= What you are asked to do =
Starting at the first line of the data, print each line verbatim up to and including the line bearing "proc.east) -- (prov.west);", omitting pictures.
___ Dataset excerpt ___
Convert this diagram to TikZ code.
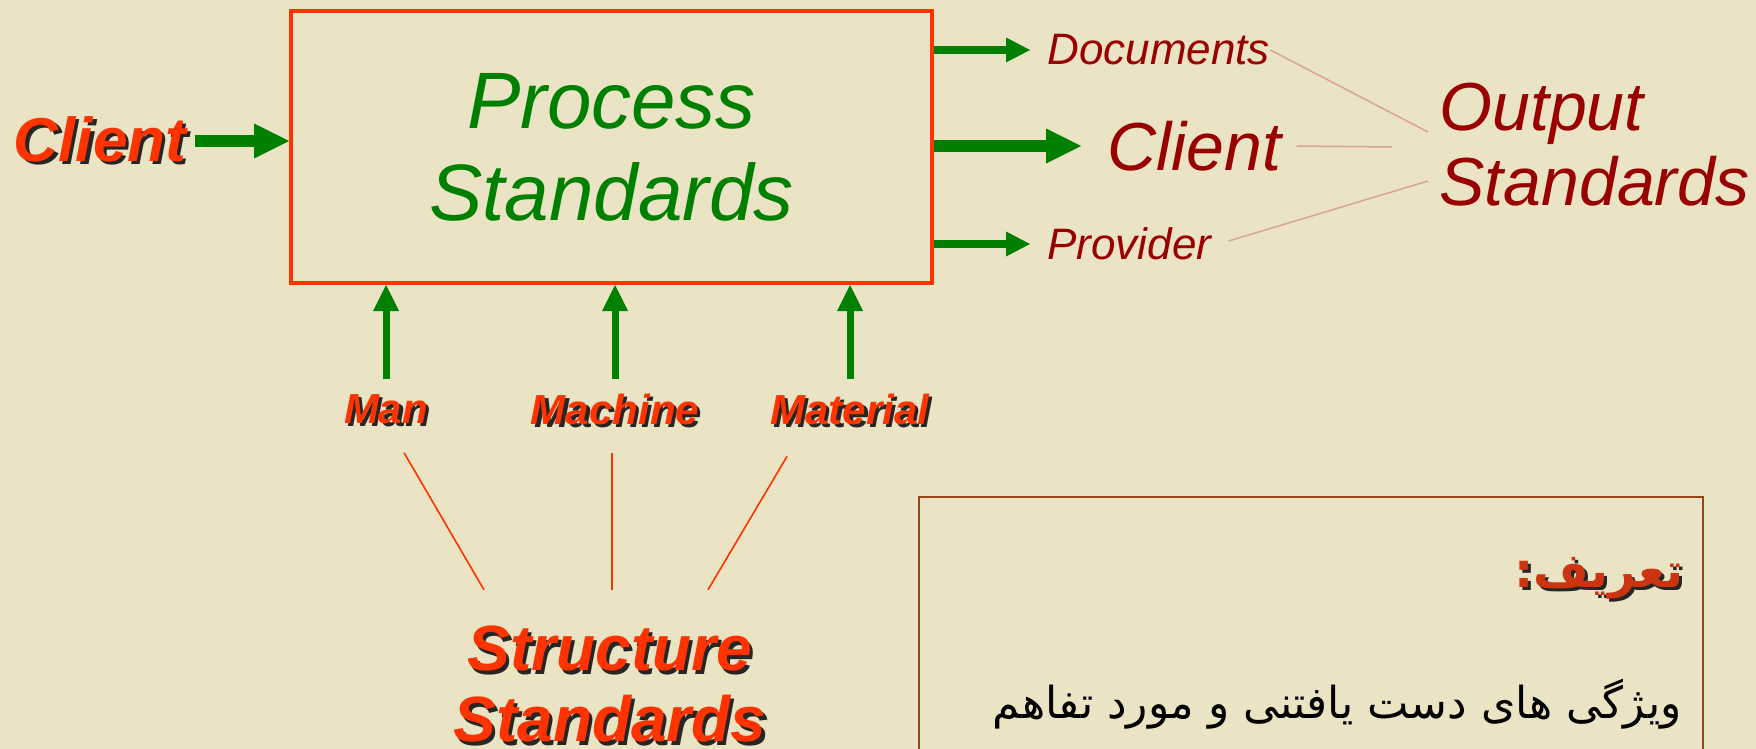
\documentclass[tikz,border=0pt]{standalone}
\usepackage{fontspec}
\setmainfont{Liberation Sans}
\newfontfamily\arabicfont[Script=Arabic]{DejaVu Sans}
\TeXXeTstate=1
\usetikzlibrary{arrows.meta,calc}
\definecolor{bg}{HTML}{EAE3C4}
\definecolor{redor}{HTML}{FF3300}
\definecolor{grn}{HTML}{008000}
\definecolor{dred}{HTML}{990000}
\definecolor{salmon}{HTML}{D8A590}
\definecolor{brownb}{HTML}{A0401A}
\definecolor{defred}{HTML}{CC3311}
\newcommand{\shtext}[1]{\leavevmode\rlap{\kern1.6pt\raisebox{-1.6pt}{\color{black!85}#1}}#1}
\begin{document}
\begin{tikzpicture}[x=0.5pt,y=-0.5pt,
  procbox/.style={draw=redor, line width=2pt, minimum width=320.5pt, minimum height=136pt,
    inner sep=0pt, align=center, text=grn, font=\itshape\fontsize{40}{46}\selectfont},
  inlbl/.style={inner sep=0pt, text=redor, font=\bfseries\itshape\fontsize{31}{37}\selectfont},
  mlbl/.style={inner sep=0pt, text=redor, font=\bfseries\itshape\fontsize{21}{25}\selectfont},
  reslbl/.style={inner sep=0pt, anchor=west, text=dred, font=\itshape\fontsize{22}{26}\selectfont},
  bigarrow/.style={draw=grn, line width=6pt, -{Triangle[length=17.5pt,width=17.5pt,line width=0pt]}},
  smallarrow/.style={draw=grn, line width=4pt, -{Triangle[length=12pt,width=12.5pt,line width=0pt]}},
  uparrow/.style={draw=grn, line width=3.5pt, -{Triangle[length=13pt,width=13pt,line width=0pt]}},
  outline/.style={draw=salmon, line width=0.75pt},
  strline/.style={draw=redor, line width=0.8pt},
  defbox/.style={draw=brownb, line width=1pt, inner sep=0pt}]
\fill[bg] (0,0) rectangle (1756,749);
\useasboundingbox (0,0) rectangle (1756,749);

% process box
\node[procbox] (proc) at (611.5,147) {Process\\Standards};

% input client
\node[inlbl] (clientL) at (100,141) {\shtext{Client}};
\draw[bigarrow, shorten <=4pt] (clientL.east) -- (clientL.east -| proc.west);

% outputs
\node[reslbl] (docs) at (1047,50) {Documents};
\node[reslbl, font=\itshape\fontsize{34}{40}\selectfont] (clientR) at (1107,146) {Client};
\node[reslbl] (prov) at (1047,244) {Provider};
\draw[smallarrow, shorten >=8.5pt] (docs.west -| proc.east) -- (docs.west);
\draw[bigarrow, shorten >=13pt] (clientR.west -| proc.east) -- (clientR.west);
\draw[smallarrow, shorten >=8.5pt] (prov.west -| proc.east) -- (prov.west);

\node[inner sep=0pt, anchor=west, text=dred, align=left,
  font=\itshape\fontsize{34}{37.5}\selectfont] (out) at (1439,145) {Output\\Standards};
\draw[outline] (docs.east) -- ([shift={(-11,-13)}]out.west);
\draw[outline] ([xshift=7.5pt]clientR.east) -- ([shift={(-47,2)}]out.west);
\draw[outline] ([shift={(17,-3)}]prov.east) -- ([shift={(-11,36)}]out.west);

% structure inputs
\node[mlbl] (man) at (386,411) {\shtext{Man}};
\node[mlbl] (mach) at (615,411) {\shtext{Machine}};
\node[mlbl] (mat) at (850,411) {\shtext{Material}};
\draw[uparrow, shorten <=7.5pt] (man.north) -- (man.north |- proc.south);
\draw[uparrow, shorten <=7.5pt] (mach.north) -- (mach.north |- proc.south);
\draw[uparrow, shorten <=7.5pt] (mat.north) -- (mat.north |- proc.south);

\node[inlbl, align=center, font=\bfseries\itshape\fontsize{32}{35.5}\selectfont] (struct) at (610,686)
  {\shtext{Structure}\\\shtext{Standards}};
\draw[strline] ([shift={(18,25)}]man.south) -- ([shift={(-126,-36)}]struct.north);
\draw[strline] ([shift={(-3,25)}]mach.south) -- ([shift={(2,-36)}]struct.north);
\draw[strline] ([shift={(-63,28)}]mat.south) -- ([shift={(98,-36)}]struct.north);

% definition box
\node[defbox, anchor=north west, minimum width=392pt, minimum height=150pt] (dbox) at (918,496) {};
\node[anchor=east, inner sep=0pt, text=defred, font=\arabicfont\bfseries\fontsize{24}{28}\selectfont]
  (tarif) at (1684,580) {\shtext{\beginR تعریف:\endR}};
\node[anchor=east, inner sep=0pt, text=black, font=\arabicfont\fontsize{22}{26}\selectfont]
  (defn) at (1682,704) {\beginR ویژگی های دست یافتنی و مورد تفاهم\endR};
\end{tikzpicture}
\end{document}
___
= The completed task =
Convert this diagram to TikZ code.
\documentclass[tikz,border=0pt]{standalone}
\usepackage{fontspec}
\setmainfont{Liberation Sans}
\newfontfamily\arabicfont[Script=Arabic]{DejaVu Sans}
\TeXXeTstate=1
\usetikzlibrary{arrows.meta,calc}
\definecolor{bg}{HTML}{EAE3C4}
\definecolor{redor}{HTML}{FF3300}
\definecolor{grn}{HTML}{008000}
\definecolor{dred}{HTML}{990000}
\definecolor{salmon}{HTML}{D8A590}
\definecolor{brownb}{HTML}{A0401A}
\definecolor{defred}{HTML}{CC3311}
\newcommand{\shtext}[1]{\leavevmode\rlap{\kern1.6pt\raisebox{-1.6pt}{\color{black!85}#1}}#1}
\begin{document}
\begin{tikzpicture}[x=0.5pt,y=-0.5pt,
  procbox/.style={draw=redor, line width=2pt, minimum width=320.5pt, minimum height=136pt,
    inner sep=0pt, align=center, text=grn, font=\itshape\fontsize{40}{46}\selectfont},
  inlbl/.style={inner sep=0pt, text=redor, font=\bfseries\itshape\fontsize{31}{37}\selectfont},
  mlbl/.style={inner sep=0pt, text=redor, font=\bfseries\itshape\fontsize{21}{25}\selectfont},
  reslbl/.style={inner sep=0pt, anchor=west, text=dred, font=\itshape\fontsize{22}{26}\selectfont},
  bigarrow/.style={draw=grn, line width=6pt, -{Triangle[length=17.5pt,width=17.5pt,line width=0pt]}},
  smallarrow/.style={draw=grn, line width=4pt, -{Triangle[length=12pt,width=12.5pt,line width=0pt]}},
  uparrow/.style={draw=grn, line width=3.5pt, -{Triangle[length=13pt,width=13pt,line width=0pt]}},
  outline/.style={draw=salmon, line width=0.75pt},
  strline/.style={draw=redor, line width=0.8pt},
  defbox/.style={draw=brownb, line width=1pt, inner sep=0pt}]
\fill[bg] (0,0) rectangle (1756,749);
\useasboundingbox (0,0) rectangle (1756,749);

% process box
\node[procbox] (proc) at (611.5,147) {Process\\Standards};

% input client
\node[inlbl] (clientL) at (100,141) {\shtext{Client}};
\draw[bigarrow, shorten <=4pt] (clientL.east) -- (clientL.east -| proc.west);

% outputs
\node[reslbl] (docs) at (1047,50) {Documents};
\node[reslbl, font=\itshape\fontsize{34}{40}\selectfont] (clientR) at (1107,146) {Client};
\node[reslbl] (prov) at (1047,244) {Provider};
\draw[smallarrow, shorten >=8.5pt] (docs.west -| proc.east) -- (docs.west);
\draw[bigarrow, shorten >=13pt] (clientR.west -| proc.east) -- (clientR.west);
\draw[smallarrow, shorten >=8.5pt] (prov.west -| proc.east) -- (prov.west);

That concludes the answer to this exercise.